His sister Ruth points to this letter and to Ben-Artzi's long-standing rejection of the military as proof of his pacifism. When his class was bused to a military training center for an Israeli Defense Force orientation, as part of his school program, Ben-Artzi refused to go. He also insisted that his parents be refunded the cost of this "course," and that the fees be returned to his sole Arab classmate, who was taken off the bus. This incident combined with a series of pacifistic essays led his high school to prevent Ben-Artzi from graduating and they temporarily succeeded in denying his diploma.

Ruth, a professor political science at Hunter College in New York, believes her brother became a pacifist at age 12 when he visited Verdun, France. It was there where he learned that 700,000 men had fought and killed each other for years during World War I for reasons they could not articulate.

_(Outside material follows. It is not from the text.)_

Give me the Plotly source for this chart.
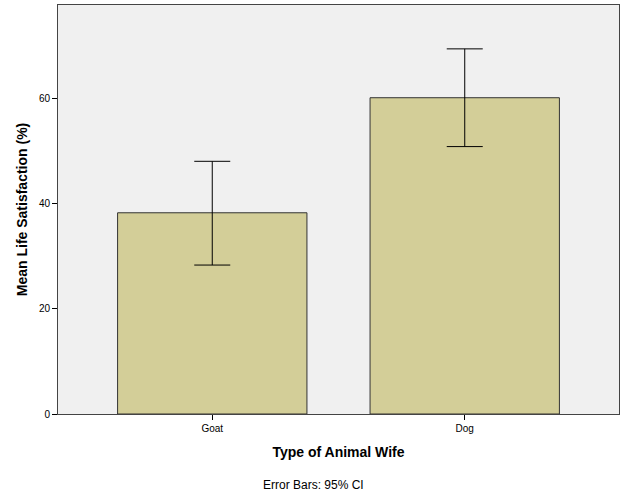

"If you think Arlington is bad with its miles of graves, just visit Verdun," Ruth said, "A whole generation of Europeans was wiped out in that field. Yoni saw this and knew war wasn't for him." Ruth recently sent her incarcerated brother the World War I novel "The Guns of August" to read while he waits for trial.

But even if Yoni is indeed a pacifist, each time he has stood before the military court, the judges viewed him as nothing more than a troublemaker and sent him back to prison. And many people agreed with those decisions. Pacifists are seen as a threat to the Israel state even by many of the most liberal Israelis.

"The suicidal stance of Israel pacifism is no innocent error or mere overflow of youthful idealism," said Eli Bennet, a reservist and graduate student at Columbia University, "It is the product of a fundamentally immoral commitment: the commitment to ignore reality in favor of the wish that laying down our arms will achieve peace somehow."

In late April 2003, Ben-Artzi's father Matania wrote a critical letter to Israeli Supreme Court Justice Aharon Barak after the judge ruled against moving Ben-Artzi's case into a civilian court. Matania wrote that if the blistering days of August and the freezing nights of January would not break his son's spirit or change his mid then neither would Barak's decision. And as his sister understands it, Ben-Artzi's principles remain intact.

"He's a very individualistic person," Ruth said, "and he's glad that Israelis are talking about his case and thinking about how it affects their lives and their country."